On my first morning at the forum, I went to a reception held by D2D--Detroit
to Dakar, a coalition looking to link social movements in the US
with their African counterparts. Malik Yakini, chairman of the Detroit
Black Food Security Network welcomed activists to Detroit by
pointing out the historical connections between the city's
African-American community and African struggles for national
independence and anti-apartheid. Linking the Detroit Black Food Security
Network's efforts to build local community food systems in
African-American communities to the Social Forum's international
struggle to for a better world, he claimed: Another World is Possible;
Another U.S. is Necessary; and Another Detroit is Happening!

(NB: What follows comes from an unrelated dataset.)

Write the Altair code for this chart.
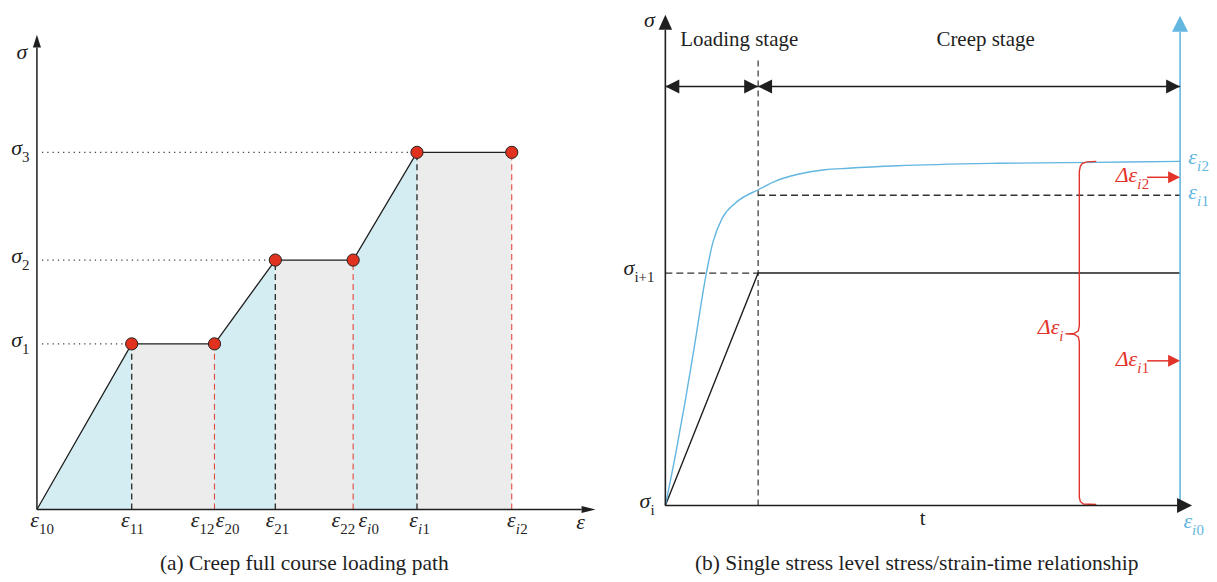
import altair as alt
import pandas as pd

FONT = "Liberation Serif"
BLACK = "#1f1f1f"
RED = "#e2342a"
BLUE = "#62b6e0"
CYAN = "#d4edf2"
GRAY = "#ebeceb"

# ---------------- panel (a): strain (x) vs stress (y) ----------------
a_path_eps = [0.0, 0.95, 1.78, 2.39, 3.17, 3.81, 4.76]
a_path_sig = [0.0, 1.66, 1.66, 2.50, 2.50, 3.58, 3.58]
a_seg_kind = ["load", "creep", "load", "creep", "load", "creep"]
a_dash_black_eps = [0.95, 2.39, 3.81]
a_dash_black_sig = [1.66, 2.50, 3.58]
a_dash_red_eps = [1.78, 3.17, 4.76]
a_dash_red_sig = [1.66, 2.50, 3.58]
a_sigma_levels = [1.66, 2.50, 3.58]
a_sigma_reach = [0.95, 2.39, 3.81]
a_axis_x = [0.0, 5.46]   # x-axis line (arrow base)
a_axis_x_tip = 5.60
a_axis_y = [0.0, 4.63]
a_axis_y_tip = 4.76

a_lab_base = ["σ", "σ", "σ", "ε", "ε", "ε", "ε", "ε", "ε", "ε", "ε", "ε"]
a_lab_subi = ["", "", "", "", "", "", "", "", "", "i", "i", "i"]
a_lab_subn = ["1", "2", "3", "10", "11", "12", "20", "21", "22", "0", "1", "2"]
a_lab_x = [-0.15, -0.15, -0.15, 0.02, 0.93, 1.63, 1.88, 2.38, 3.04, 3.31, 3.82, 4.80]
a_lab_y = [1.68, 2.52, 3.60, -0.13, -0.13, -0.13, -0.13, -0.13, -0.13, -0.13, -0.13, -0.13]

a_sym_text = ["σ", "ε"]
a_sym_x = [-0.15, 5.45]
a_sym_y = [4.59, -0.13]
a_caption = "(a) Creep full course loading path"
a_caption_xy = (2.68, -0.55)

# ---------------- panel (b): time (x) vs stress/strain (y) ----------------
b_load_t = [0.0, 0.93, 5.16]
b_load_s = [0.0, 2.33, 2.33]
b_curve_t = [0.0, 0.10, 0.20, 0.30, 0.40, 0.48, 0.57, 0.70, 0.94, 1.10, 1.33, 1.60,
             1.83, 2.33, 3.33, 4.33, 5.16]
b_curve_s = [0.0, 0.50, 1.05, 1.65, 2.27, 2.65, 2.88, 3.03, 3.17, 3.25, 3.32, 3.365,
             3.38, 3.405, 3.43, 3.44, 3.45]
b_stage_split = 0.93
b_stage_top = 4.47
b_sig_next = 2.33
b_eps_i1 = 3.11
b_end_t = 5.16
b_arrow_s = 4.20
b_brace_t = [4.32, 4.23, 4.18, 4.16, 4.15, 4.15, 4.14, 4.10, 4.01, 4.10, 4.14, 4.15,
             4.15, 4.16, 4.19, 4.32]
b_brace_s = [3.45, 3.445, 3.43, 3.40, 3.35, 1.80, 1.75, 1.725, 1.72, 1.715, 1.69, 1.64,
             0.08, 0.04, 0.015, 0.01]
b_red_arrow_s = [3.29, 1.45]
b_red_arrow_t0 = 4.83
b_axis_y_top = 4.77
b_axis_y_tip = 4.92
b_blue_top = 4.75
b_blue_tip = 4.91
b_axis_x_end = 5.13
b_axis_x_tip = 5.28

b_lab_base = ["σ", "σ", "ε", "ε", "ε", "Δε", "Δε", "Δε"]
b_lab_subi = ["", "", "i", "i", "i", "i", "i", "i"]
b_lab_subn = ["i+1", "i", "2", "1", "0", "2", "1", ""]
b_lab_x = [-0.31, -0.15, 5.33, 5.33, 5.28, 4.73, 4.73, 3.95]
b_lab_y = [2.36, 0.02, 3.47, 3.12, -0.18, 3.29, 1.45, 1.77]
b_lab_col = [BLACK, BLACK, BLUE, BLUE, BLUE, RED, RED, RED]

b_sym_text = ["σ"]
b_sym_x = [-0.16]
b_sym_y = [4.87]
b_plain_text = ["Loading stage", "Creep stage", "t"]
b_plain_x = [0.74, 3.21, 2.58]
b_plain_y = [4.67, 4.67, -0.14]
b_caption = "(b) Single stress level stress/strain-time relationship"
b_caption_xy = (2.52, -0.59)

CAP = 21.5


# ---------------- arrowhead shapes (tip at origin) ----------------
def up(hw):
    return f"M0,0L{-hw},1L{hw},1Z"


def right(hw):
    return f"M0,0L-1,{-hw}L-1,{hw}Z"


def left(hw):
    return f"M0,0L1,{-hw}L1,{hw}Z"


def sz(length):
    return (2 * length) ** 2


def XY(xs, ys, xf="x", yf="y"):
    return dict(x=alt.X(f"{xf}:Q", scale=xs, axis=None),
                y=alt.Y(f"{yf}:Q", scale=ys, axis=None))


def rule_layer(xs, ys, x, x2, y, y2, color, width=1.3, dash=None):
    df = pd.DataFrame({"x": x, "x2": x2, "y": y, "y2": y2})
    kw = dict(color=color, strokeWidth=width)
    if dash:
        kw["strokeDash"] = dash
    return alt.Chart(df).mark_rule(**kw).encode(
        **XY(xs, ys), x2="x2:Q", y2="y2:Q")


def line_layer(xs, ys, x, y, color, width=1.4, interp="linear"):
    df = pd.DataFrame({"x": x, "y": y, "i": list(range(len(x)))})
    return alt.Chart(df).mark_line(color=color, strokeWidth=width, interpolate=interp).encode(
        **XY(xs, ys), order="i:Q")


def head_layer(xs, ys, x, y, shape, length, color):
    df = pd.DataFrame({"x": x, "y": y})
    return alt.Chart(df).mark_point(shape=shape, size=sz(length), filled=True,
                                    color=color, opacity=1, strokeWidth=0).encode(**XY(xs, ys))


def text_layer(xs, ys, texts, x, y, size=21, align="center", style="normal", color=BLACK,
               dx=0, dy=0):
    df = pd.DataFrame({"x": x, "y": y, "t": texts})
    return alt.Chart(df).mark_text(font=FONT, fontSize=size, align=align, baseline="middle",
                                   fontStyle=style, color=color, dx=dx, dy=dy).encode(
        **XY(xs, ys), text="t:N")


SUB = 15


def sub_labels(xs, ys, base, subi, subn, x, y, cols):
    df = pd.DataFrame({"x": x, "y": y, "b": base, "si": subi, "sn": subn, "c": cols})
    col = alt.Color("c:N", scale=None)
    basel = alt.Chart(df).mark_text(font=FONT, fontSize=22, align="right", baseline="middle",
                                    fontStyle="italic", dy=-2).encode(**XY(xs, ys), text="b:N", color=col)
    itl = alt.Chart(df).transform_filter("datum.si != ''").mark_text(
        font=FONT, fontSize=SUB, align="left", baseline="middle", fontStyle="italic", dx=0, dy=7
    ).encode(**XY(xs, ys), text="si:N", color=col)
    n_after_i = alt.Chart(df).transform_filter("datum.si != '' && datum.sn != ''").mark_text(
        font=FONT, fontSize=SUB, align="left", baseline="middle", dx=4.5, dy=7
    ).encode(**XY(xs, ys), text="sn:N", color=col)
    n_plain = alt.Chart(df).transform_filter("datum.si == '' && datum.sn != ''").mark_text(
        font=FONT, fontSize=SUB, align="left", baseline="middle", dx=0, dy=7
    ).encode(**XY(xs, ys), text="sn:N", color=col)
    return [basel, itl, n_after_i, n_plain]


# ================= panel (a) =================
xa = alt.Scale(domain=[-0.29, 5.71], nice=False, zero=False)
ya = alt.Scale(domain=[-0.62, 4.98], nice=False, zero=False)

area_rows = []
for k in range(len(a_seg_kind)):
    for j in (k, k + 1):
        area_rows.append({"seg": k, "kind": a_seg_kind[k], "x": a_path_eps[j],
                          "y": a_path_sig[j], "y0": 0.0})
area_df = pd.DataFrame(area_rows)
area_a = alt.Chart(area_df).mark_area(opacity=1, interpolate="linear").encode(
    **XY(xa, ya), y2="y0:Q", detail="seg:N",
    color=alt.Color("kind:N", scale=alt.Scale(domain=["load", "creep"], range=[CYAN, GRAY]),
                    legend=None))

pts_df = pd.DataFrame({"x": a_path_eps[1:], "y": a_path_sig[1:]})
pts_a = alt.Chart(pts_df).mark_point(shape="circle", size=150, filled=True, fill="#e0321f",
                                     stroke="#222", strokeWidth=1, opacity=1).encode(**XY(xa, ya))

layers_a = [
    area_a,
    rule_layer(xa, ya, a_dash_black_eps, a_dash_black_eps, [0] * 3, a_dash_black_sig,
               "#333", 1.4, [6, 4]),
    rule_layer(xa, ya, a_dash_red_eps, a_dash_red_eps, [0] * 3, a_dash_red_sig,
               "#e04a40", 1.1, [6, 4]),
    rule_layer(xa, ya, [0.05] * 3, a_sigma_reach, a_sigma_levels, a_sigma_levels,
               "#444", 1.3, [1.3, 4]),
    line_layer(xa, ya, a_path_eps, a_path_sig, BLACK, 1.3),
    rule_layer(xa, ya, [a_axis_x[0]], [a_axis_x[1]], [0], [0], BLACK, 1.5),
    rule_layer(xa, ya, [0], [0], [a_axis_y[0]], [a_axis_y[1]], BLACK, 1.5),
    head_layer(xa, ya, [a_axis_x_tip], [0], right(0.25), 14, BLACK),
    head_layer(xa, ya, [0], [a_axis_y_tip], up(0.31), 13, BLACK),
    pts_a,
    text_layer(xa, ya, a_sym_text, a_sym_x, a_sym_y, size=22, style="italic"),
    text_layer(xa, ya, [a_caption], [a_caption_xy[0]], [a_caption_xy[1]], size=CAP),
] + sub_labels(xa, ya, a_lab_base, a_lab_subi, a_lab_subn, a_lab_x, a_lab_y,
               [BLACK] * len(a_lab_x))

panel_a = alt.layer(*layers_a).properties(width=600, height=560)

# ================= panel (b) =================
xb = alt.Scale(domain=[-0.59, 5.44], nice=False, zero=False)
yb = alt.Scale(domain=[-0.66, 4.94], nice=False, zero=False)

layers_b = [
    rule_layer(xb, yb, [b_stage_split], [b_stage_split], [0], [b_stage_top], "#333", 1.2, [6, 4]),
    rule_layer(xb, yb, [0], [b_stage_split], [b_sig_next], [b_sig_next], "#333", 1.3, [7, 4]),
    rule_layer(xb, yb, [b_stage_split], [b_end_t], [b_eps_i1], [b_eps_i1], "#333", 1.3, [7, 4]),
    line_layer(xb, yb, b_load_t, b_load_s, BLACK, 1.4),
    line_layer(xb, yb, b_curve_t, b_curve_s, BLUE, 1.4, "monotone"),
    line_layer(xb, yb, b_brace_t, b_brace_s, RED, 1.4),
    rule_layer(xb, yb, [0], [0], [0], [b_axis_y_top], BLACK, 1.6),
    rule_layer(xb, yb, [0], [b_axis_x_end], [0], [0], BLACK, 1.6),
    rule_layer(xb, yb, [b_end_t], [b_end_t], [0], [b_blue_top], BLUE, 1.6),
    rule_layer(xb, yb, [0], [b_end_t], [b_arrow_s], [b_arrow_s], BLACK, 1.5),
    rule_layer(xb, yb, [b_red_arrow_t0] * 2, [b_end_t - 0.1] * 2, b_red_arrow_s, b_red_arrow_s,
               RED, 1.5),
    head_layer(xb, yb, [0], [b_axis_y_tip], up(0.45), 15, BLACK),
    head_layer(xb, yb, [b_end_t], [b_blue_tip], up(0.5), 16, BLUE),
    head_layer(xb, yb, [b_axis_x_tip], [0], right(0.5), 15, BLACK),
    head_layer(xb, yb, [0, b_stage_split], [b_arrow_s] * 2, left(0.5), 14, BLACK),
    head_layer(xb, yb, [b_stage_split, b_end_t], [b_arrow_s] * 2, right(0.5), 14, BLACK),
    head_layer(xb, yb, [b_end_t] * 2, b_red_arrow_s, right(0.5), 12, RED),
    text_layer(xb, yb, b_sym_text, b_sym_x, b_sym_y, size=22, style="italic"),
    text_layer(xb, yb, b_plain_text, b_plain_x, b_plain_y),
    text_layer(xb, yb, [b_caption], [b_caption_xy[0]], [b_caption_xy[1]], size=CAP),
] + sub_labels(xb, yb, b_lab_base, b_lab_subi, b_lab_subn, b_lab_x, b_lab_y, b_lab_col)

panel_b = alt.layer(*layers_b).properties(width=603, height=560)

chart = alt.hconcat(panel_a, panel_b, spacing=0).properties(
    padding=0
).configure_view(stroke=None)

chart.save("out.html", embed_options={"renderer": "svg", "actions": False})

Actor-activist Danny Glover stopped in between takes to provide
encouragement to the gathering. Glover, the head of TransAfrica
Forum, reminded participants that social movements in the countries
of the Global South are struggling hard against the devastating impacts
of U.S. corporations and U.S. foreign policy. There were plenty of
international activists at the Forum who'd come to share information
about the abuses of U.S. power and to see if their U.S. counterparts
could help do something about it.
The U.S. groups have their hands full as well. Our country now has
nearly 50 million hungry people. The parallels--and differences--between
the work of food justice groups in the U.S. and the demands of Food
Sovereignty groups of the Global South are striking, and Detroit is an
emblematic venue for their meeting. The recent moves by big developers
to develop industrial agriculture in Detroit not only
threatens to displace the grassroots efforts of African-American
communities, they also reflect the global industrial trends seeking to
bring the world's food systems under a single corporate roof. The
massive land grabs taking place in Africa, the displacement of local
seeds with GMOs, and the violent dislocation of peasant communities to
make way for industrial plantations in the Global South are not far
removed from the urban realities of Detroit.